Canada can reverse its brain drain, but only if it commits to building a dynamic startup culture that gives highly skilled workers a reason to return home, argues Eliot Pence in a Financial Post op-ed.
Estonia and Germany as Models
In the early 1990s, Estonia emerged from the Soviet collapse with little capital and no obvious path forward. It made a deliberate bet to treat its entrepreneurial class as a national asset, helping to grow and scale companies that established the country's reputation as a nation of builders. Today, Estonia has more unicorn companies—privately held startups valued at over US$1 billion—per capita than any country on Earth. Skype, Wise, and Bolt were built there. A country of 1.3 million people decided to take control of its own future, and it did.
Similarly, Germany's post-war recovery was not built on dominant conglomerates but on the Mittelstand: hundreds of thousands of small and medium-sized manufacturers. They now account for more than half of Germany's economic output and nearly 60 per cent of its jobs. More than 600 are world market leaders in their fields. This was the product of a deliberate government decision to build from the middle out, rather than from the top down.
Canada's Missed Bet
Canada has never made that bet on the same scale, Pence writes. Instead, the country has a small number of large, entrenched players—oligopolies and family dynasties that have shaped the economy for generations. This happens when capital concentrates and procurement flows to the familiar; when we play it safe. The result is a country where the instinct to build something from scratch is not rewarded, and where the fastest path to scale often runs through a foreign parent company.
The resulting brain drain is a policy failure with a long history.
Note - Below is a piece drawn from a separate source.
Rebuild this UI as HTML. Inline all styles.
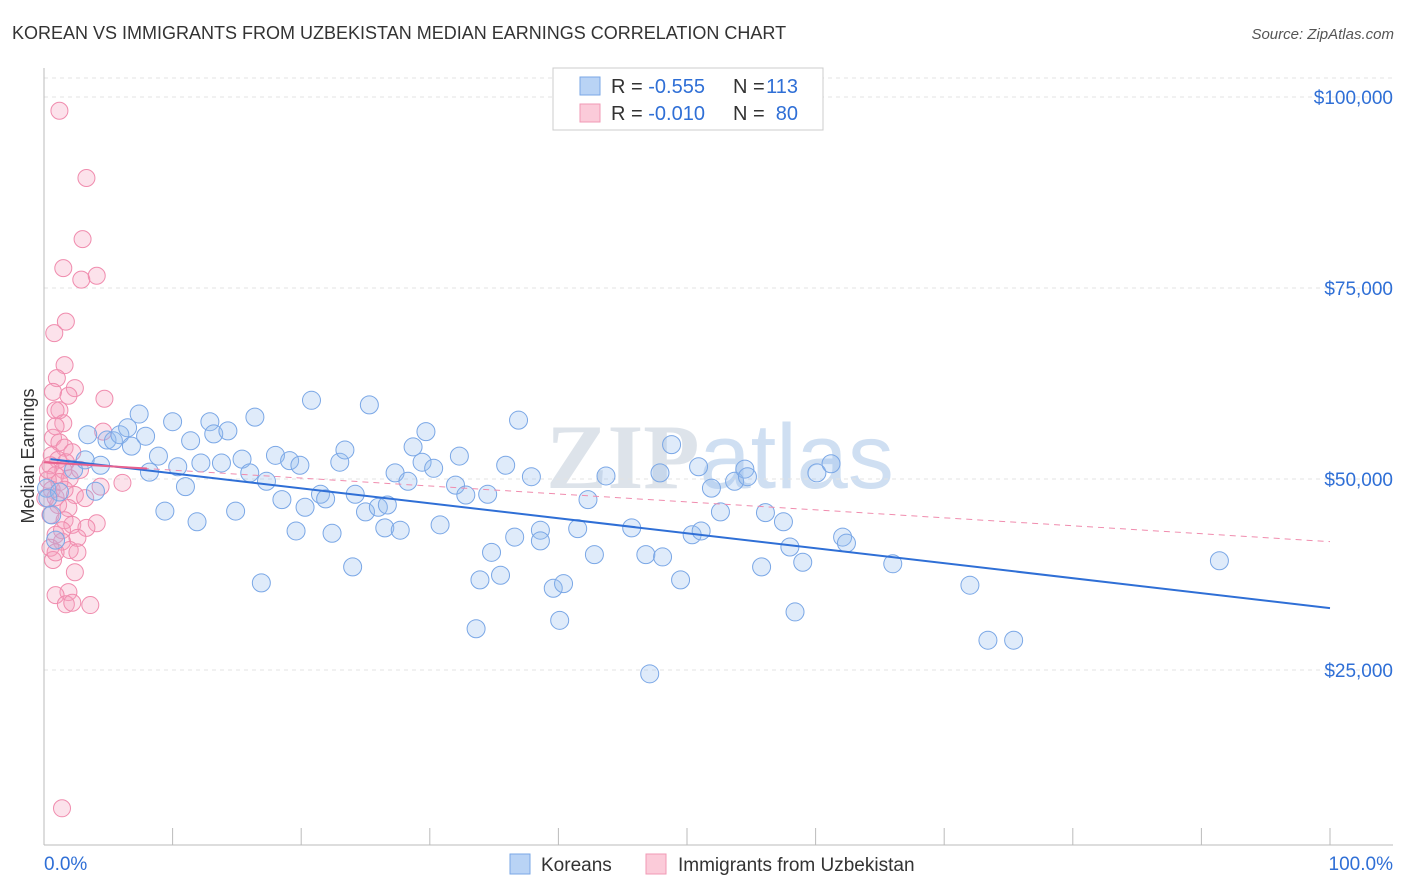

Canada trains exceptional engineers and founders and then watches them leave because there is rarely anything here worth staying for, Pence argues.
Personal Experience Building a Defence Company
As Pence built his defence company in Canada, he met sharp, hard-working Canadian engineers who had spent years in the United States. It wasn't that they wanted to leave, but they knew that if they stayed, they would be cogs in large, foreign machines, advancing another country's IP and contributing to another country's future. It was good work, it paid well, but it was neither theirs nor Canada's to own.
“There are Canadians who want to come home, but only if there is something worth building here,” Pence says.
What Needs to Change
Keeping the best and brightest from going south requires an environment that gives an entrepreneurial Canadian a reason to bet on their country. That means procurement that moves at speeds required for a startup, contracts structured to build and scale domestic IP, and a culture inside government that treats an initial purchase contract as a bet on a future Canadian success story instead of a financial risk.
Pence also calls for Canada to dream big. “To borrow a sport analogy, we need to go for gold, and not just a podium finish, to attract top talent,” he writes. Most of Canada's legacy industrial policy was calibrated for safety and designed to minimize risk rather than maximize outcome. The country set its sights on participation and being a respected supplier, but that is not how you build an industry or retain the talent to sustain it.